On the international front, there’s no doubting that that unnecessary war in Ukraine is on everyone’s minds. No matter where we are in the world, acts of war of this magnitude have a negative impact on the global economy. Almost everyone is affected, and we can only hope that a resolution is found sooner rather than later. 

On the home front, February was another busy month for civil society, which kicked off with the release of the Zondo Commission’s second part of the state capture report, followed shortly by the President’s State of the Nation Address (SONA). Two weeks after that, the Minister of Finance,  Enoch Godongwana, delivered his maiden budget speech. Thrown into the mix was the announcement of another 10% price increase for Eskom and the introduction of an expensive online vehicle and driver’s licensing system. 

We expected February to be the month of a final Cabinet decision on e-tolls, but neither SONA nor the budget speech made any mention of this. Ten years after civil society raised its collective voice against the system, we are still no nearer to resolving the impasse, even though less than 15% of the road users are paying and Sanral has no way of enforcing compliance. Had government adopted OUTA’s proposal for a ringfenced 9c addition to the price of petrol in 2012 for the Gauteng Freeway Improvement Project (GFIP), the upgrade bonds would have been paid off by now, with money left to do even more. 

There is another reason this February is a big month for us at OUTA: we celebrated 10 years of civil activism, and you can read an overview of this decade elsewhere in this newsletter. 

“Godongwana sprinkles green shoots over JZ’s scorched earth” is how Daily Maverick journalist Ferial Haffajee described the 2022 budget speech. Certainly an apt description for a budget in which government is trying to start the hard work of undoing the debt trap created by the Zuma regime, with some semblance of heeding to calls by OUTA and other organisations to not increase the general fuel levy and road accident fund (RAF). We are also pleased that Minister Godongwana promised a review of the petrol price structure and announced lower personal and company taxes that will provide some welcome relief to taxpayers. 

However, we remain concerned that so much of our taxes are still being wasted on bailing out non-core failed state-owned entities (like Denel and SAA), and that very little mention was made of structural reform that can assist in economic growth.

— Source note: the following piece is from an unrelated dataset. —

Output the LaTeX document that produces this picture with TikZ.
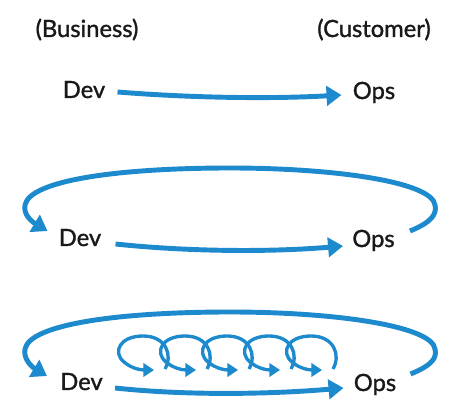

SOE bailouts are a direct consequence of mismanagement and lack of accountability and transparency. To date, we have heard a lot of talk regarding more robust procurement practices and zero-based budgeting, but very little in the way of implementation. 

On the topic of accountability, OUTA has noted the comprehensive second report of the State Capture Commission (SCC), which vindicates the hard work of whistleblowers, the media and civil society organisations in exposing the grand scale plundering of the fiscus. In doing so, DCJ Zondo echoes society’s call to see people criminally prosecuted for their role in the destruction of our economy.  The hard work by the Special Investigating Unit (SIU) to investigate the corruption and the Asset Forfeiture Unit (AFU) doesn’t go unnoticed, but we are looking forward to 2022 being the year of many prosecutions by the National Prosecuting Authority (NPA), with the long-awaited State Capture report acting as a springboard for their work. The much anticipated third part of the report is expected to be released on 1 March 2022. The final part of the report will be delivered to the President by the end of April 2022.  

President Ramaphosa’s undertaking of action against state capture and Cabinet failures on national security were the most important part of SONA 2022, but rapid and significant delivery on these promises is desperately needed. The ‘removal’ of the National Police Commissioner Khehla Sitole certainly bodes well, and we trust he will be replaced by a competent new leader to turn the tide against crime and lawlessness. Similarly, we hope that the appointment of a new head for the Investigating Directorate (ID) will provide much needed impetus into the investigation of state capture crimes. 

The war in the Ukraine might be thousands of kilometers away from us, but it will be sending many organisations’ leaders back to the boardroom tables to review their risk profiles. With the price of oil surging to above $100 for the first time since 2014 and the weakening of the Rand due to the volatility of the markets, we must brace ourselves for a steep increase in the price of fuel, which will have a knock-on impact on food prices and the daily cost of living. All of this gives impetus for government to take bold steps in ensuring all obstacles for economic growth and job creation are tackled sooner rather than later. 

OUTA extends its gratitude to each and every supporter, for making our work possible and taking us beyond the e-toll challenge, to the organisation we are today: shining a stronger light on corruption and maladministration that pervades the corridors of power in government.  Without your support, no matter how small, we don’t exist - you are OUTA. Thank you!